(WHAT NEEDS TO BE DONE):
Filter the lines below, copying only those with the string "this".

— start —

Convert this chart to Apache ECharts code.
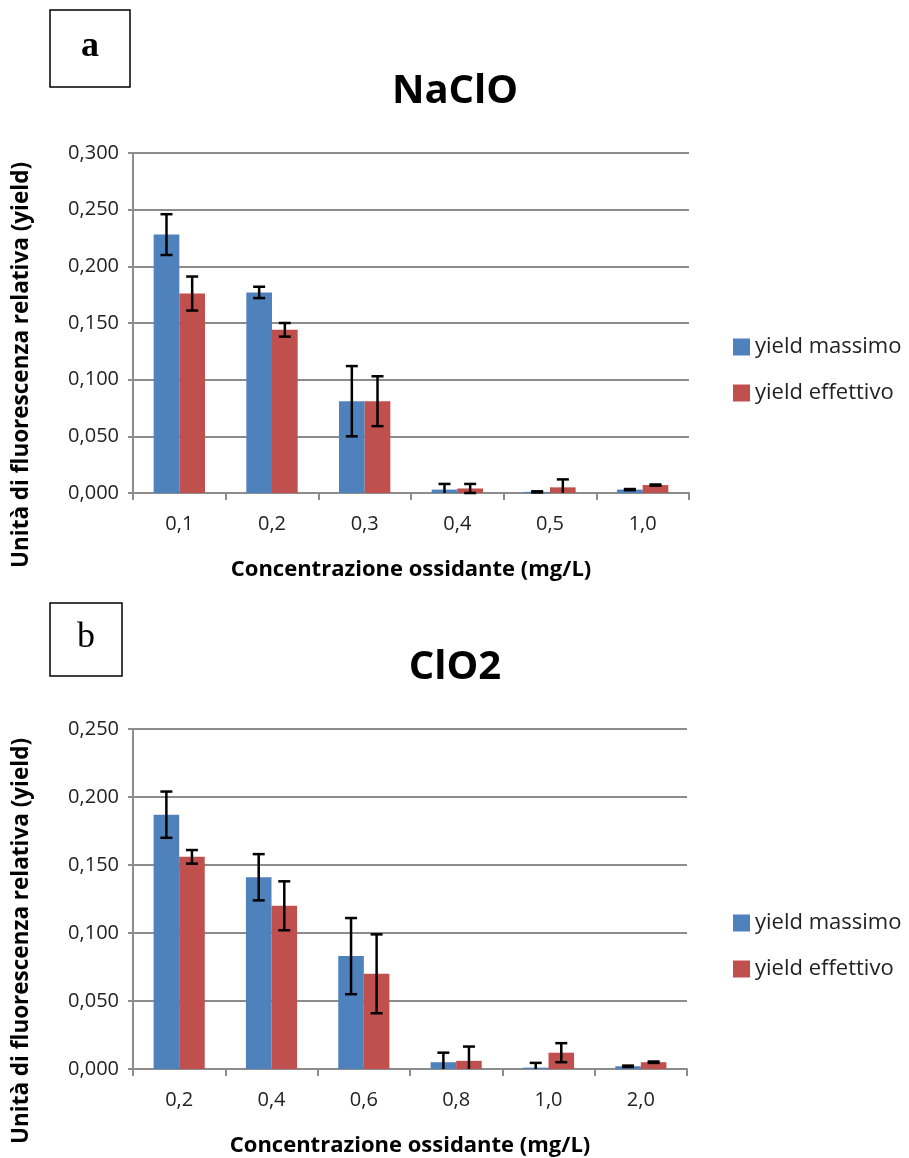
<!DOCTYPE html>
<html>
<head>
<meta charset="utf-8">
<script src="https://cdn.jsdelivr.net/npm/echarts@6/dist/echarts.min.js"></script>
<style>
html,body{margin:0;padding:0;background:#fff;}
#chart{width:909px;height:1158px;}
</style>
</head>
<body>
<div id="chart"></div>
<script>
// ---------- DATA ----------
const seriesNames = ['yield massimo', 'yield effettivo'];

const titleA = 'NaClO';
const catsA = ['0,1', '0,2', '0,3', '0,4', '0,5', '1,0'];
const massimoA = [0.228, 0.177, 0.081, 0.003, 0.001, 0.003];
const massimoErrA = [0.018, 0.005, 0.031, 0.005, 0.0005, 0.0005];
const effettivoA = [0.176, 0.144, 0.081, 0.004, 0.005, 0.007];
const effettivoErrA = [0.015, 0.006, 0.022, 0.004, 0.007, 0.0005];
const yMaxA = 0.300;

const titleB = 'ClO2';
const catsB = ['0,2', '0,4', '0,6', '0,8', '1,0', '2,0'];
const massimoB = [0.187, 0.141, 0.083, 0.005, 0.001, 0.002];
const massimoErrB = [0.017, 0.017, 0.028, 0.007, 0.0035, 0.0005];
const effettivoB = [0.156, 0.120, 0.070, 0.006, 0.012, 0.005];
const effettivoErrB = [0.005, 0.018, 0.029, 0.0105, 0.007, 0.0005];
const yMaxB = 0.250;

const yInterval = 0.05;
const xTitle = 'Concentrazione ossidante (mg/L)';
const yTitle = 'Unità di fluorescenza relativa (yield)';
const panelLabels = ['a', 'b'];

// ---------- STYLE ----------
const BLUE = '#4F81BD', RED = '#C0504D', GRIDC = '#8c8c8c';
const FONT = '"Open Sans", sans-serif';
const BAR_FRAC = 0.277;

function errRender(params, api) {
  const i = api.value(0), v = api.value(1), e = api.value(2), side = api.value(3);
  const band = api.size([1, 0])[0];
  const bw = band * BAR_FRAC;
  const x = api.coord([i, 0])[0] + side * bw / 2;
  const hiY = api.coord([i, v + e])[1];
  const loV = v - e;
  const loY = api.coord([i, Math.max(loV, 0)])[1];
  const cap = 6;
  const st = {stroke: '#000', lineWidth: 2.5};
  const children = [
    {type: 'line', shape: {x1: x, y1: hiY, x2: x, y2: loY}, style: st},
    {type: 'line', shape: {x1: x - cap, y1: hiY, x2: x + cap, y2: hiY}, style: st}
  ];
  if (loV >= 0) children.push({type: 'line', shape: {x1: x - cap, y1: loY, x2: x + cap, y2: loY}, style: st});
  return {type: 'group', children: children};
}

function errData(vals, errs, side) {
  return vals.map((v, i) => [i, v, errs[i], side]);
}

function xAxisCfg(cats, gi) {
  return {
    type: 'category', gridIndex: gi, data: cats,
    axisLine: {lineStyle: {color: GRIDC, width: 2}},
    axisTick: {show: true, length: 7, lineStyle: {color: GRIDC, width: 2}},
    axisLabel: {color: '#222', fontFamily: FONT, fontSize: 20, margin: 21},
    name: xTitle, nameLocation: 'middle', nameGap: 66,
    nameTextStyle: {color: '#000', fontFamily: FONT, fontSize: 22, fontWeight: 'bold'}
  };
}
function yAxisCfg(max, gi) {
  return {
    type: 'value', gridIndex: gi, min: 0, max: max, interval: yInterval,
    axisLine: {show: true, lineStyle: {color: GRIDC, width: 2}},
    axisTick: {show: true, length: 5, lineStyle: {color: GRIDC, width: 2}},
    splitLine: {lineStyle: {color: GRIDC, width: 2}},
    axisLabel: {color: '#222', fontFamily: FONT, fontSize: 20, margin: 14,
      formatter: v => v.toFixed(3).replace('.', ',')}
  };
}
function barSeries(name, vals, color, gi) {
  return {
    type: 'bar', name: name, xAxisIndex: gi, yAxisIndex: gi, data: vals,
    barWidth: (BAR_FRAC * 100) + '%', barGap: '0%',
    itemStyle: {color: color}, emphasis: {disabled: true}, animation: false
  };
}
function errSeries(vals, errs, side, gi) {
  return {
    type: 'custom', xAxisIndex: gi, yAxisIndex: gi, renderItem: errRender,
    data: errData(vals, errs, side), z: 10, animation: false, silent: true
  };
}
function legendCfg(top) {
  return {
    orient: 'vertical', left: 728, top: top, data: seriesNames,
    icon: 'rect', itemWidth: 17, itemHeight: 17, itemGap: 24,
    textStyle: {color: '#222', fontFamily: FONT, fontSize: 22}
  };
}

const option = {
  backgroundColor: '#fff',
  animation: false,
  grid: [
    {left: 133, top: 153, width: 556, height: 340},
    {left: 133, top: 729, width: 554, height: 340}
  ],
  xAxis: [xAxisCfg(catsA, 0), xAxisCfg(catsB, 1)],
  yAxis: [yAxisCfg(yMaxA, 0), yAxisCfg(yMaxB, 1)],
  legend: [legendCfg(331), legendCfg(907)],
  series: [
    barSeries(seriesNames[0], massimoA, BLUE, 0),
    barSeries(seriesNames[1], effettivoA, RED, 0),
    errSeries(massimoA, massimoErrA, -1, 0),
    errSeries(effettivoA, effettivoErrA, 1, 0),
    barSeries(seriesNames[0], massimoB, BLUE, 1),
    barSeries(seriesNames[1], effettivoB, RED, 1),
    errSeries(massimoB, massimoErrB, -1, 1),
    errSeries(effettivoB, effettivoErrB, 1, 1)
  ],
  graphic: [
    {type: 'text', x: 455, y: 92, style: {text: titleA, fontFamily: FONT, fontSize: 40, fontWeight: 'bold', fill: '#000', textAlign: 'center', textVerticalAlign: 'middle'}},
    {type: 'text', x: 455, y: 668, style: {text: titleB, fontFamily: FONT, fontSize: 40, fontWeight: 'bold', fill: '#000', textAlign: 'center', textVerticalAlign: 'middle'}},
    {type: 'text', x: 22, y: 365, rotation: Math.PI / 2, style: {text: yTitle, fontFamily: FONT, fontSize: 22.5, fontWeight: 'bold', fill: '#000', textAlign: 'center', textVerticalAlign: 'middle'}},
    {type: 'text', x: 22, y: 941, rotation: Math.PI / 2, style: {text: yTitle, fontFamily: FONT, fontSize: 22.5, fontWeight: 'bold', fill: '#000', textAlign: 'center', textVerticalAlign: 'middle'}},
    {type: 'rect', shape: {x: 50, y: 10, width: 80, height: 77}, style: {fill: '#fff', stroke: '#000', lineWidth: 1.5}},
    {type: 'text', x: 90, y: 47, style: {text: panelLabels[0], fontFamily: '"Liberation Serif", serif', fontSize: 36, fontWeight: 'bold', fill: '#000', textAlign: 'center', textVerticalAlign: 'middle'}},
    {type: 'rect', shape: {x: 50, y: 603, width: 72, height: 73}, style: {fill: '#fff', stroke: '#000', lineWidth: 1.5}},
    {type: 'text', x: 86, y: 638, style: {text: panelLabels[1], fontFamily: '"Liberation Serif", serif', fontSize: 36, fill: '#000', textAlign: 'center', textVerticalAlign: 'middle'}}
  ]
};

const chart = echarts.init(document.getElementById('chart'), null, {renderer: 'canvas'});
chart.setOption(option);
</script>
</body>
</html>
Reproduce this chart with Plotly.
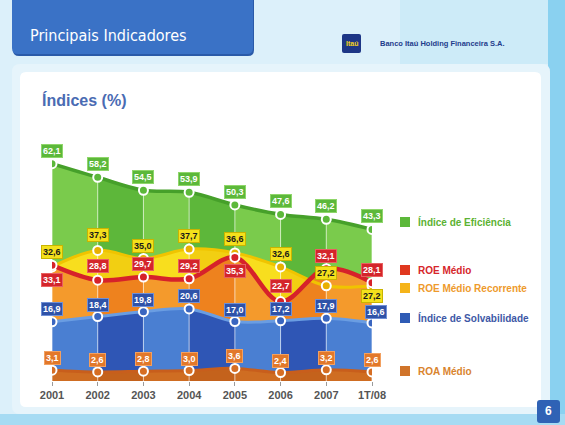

— end —

(EXERCISE RESPONSE):
Convert this chart to Apache ECharts code.
Reproduce this chart with Plotly.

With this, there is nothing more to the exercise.